MySQL doesn't have a Boolean type per se. It does have a Boolean keyword which maps to a tiny int which is then used as a Boolean type. So, let's see how this works. We'll use the scratch database here. And we're going to go ahead and create a little table here. We'll start with a DROP TABLE IF EXISTS. And CREATE TABLE test and it's just going to have two columns a and b and they're both Boolean.
Actually just BOOL by itself is an alias for Boolean, either one works. I like to spell things out. And we're going to insert one row and just put in TRUE and FALSE, true and false. They're just aliases for one and zero, and so true is one and false is zero. And we'll SELECT FROM test, we'll DESCRIBE it, and we'll SHOW CREATE TABLE. Go ahead and Go. So here we have our select here which shows one and zero, and our describe actually shows tiny end for both of the values and you'll notice that it says tiny end one which means that only one digit is going to be used there.

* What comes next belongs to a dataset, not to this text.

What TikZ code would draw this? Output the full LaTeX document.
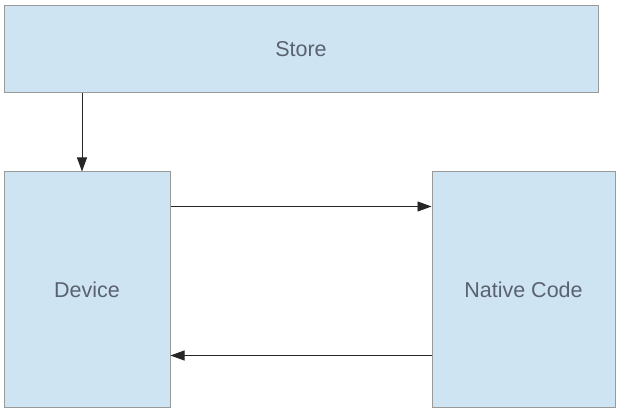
\documentclass[tikz,border=0pt]{standalone}
\usepackage{fontspec}
\setmainfont{Liberation Sans}
\usetikzlibrary{arrows.meta}
\definecolor{boxfill}{HTML}{CFE4F2}
\definecolor{boxline}{HTML}{9A9A9A}
\definecolor{boxtext}{HTML}{5A6270}

\begin{document}
\begin{tikzpicture}[x=1pt,y=-1pt,
  box/.style={shape=rectangle,draw=boxline,fill=boxfill,line width=1pt,text=boxtext,font=\fontsize{21.5}{26}\selectfont,inner sep=0pt},
  link/.style={draw=black!85,line width=0.9pt,-{Triangle[length=14pt,width=10pt]}}]
\useasboundingbox (0,0) rectangle (626,419);
\node[box,minimum width=594pt,minimum height=87pt] (S) at (301,49.5) {Store};
\node[box,minimum width=166pt,minimum height=235pt] (D) at (87,289.5) {Device};
\node[box,minimum width=183pt,minimum height=235pt] (N) at (523.5,289.5) {Native Code};
\draw [link] ([xshift=-5pt]D.north |- S.south) -- ([xshift=-5pt]D.north);
\draw [link] ([yshift=-35pt]D.north east) -- ([yshift=-35pt]D.north east -| N.west);
\draw [link] ([yshift=52pt]N.south west) -- ([yshift=52pt]N.south west -| D.east);
\end{tikzpicture}
\end{document}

And our CREATE TABLE shows that it's created with tiny and DEFAULT NULL. And so if we come in here and we don't need to describe the any longer and we say SELECT a AND b and SELECT t a OR b. You notice that these can be used, we need FROM test. I do make typos sometimes. And that's fine. And so we see a AND b is not true so it's a 0 because TRUE and FALSE is false.
TRUE or FALSE however is true and so, that returns a 1. So MySQL simply maps its Boolean type to a tiny int, which is then used as a Boolean value. So we can go ahead and DROP our TABLE to put the database back into its original state, and to be ready for the rest of our lessons.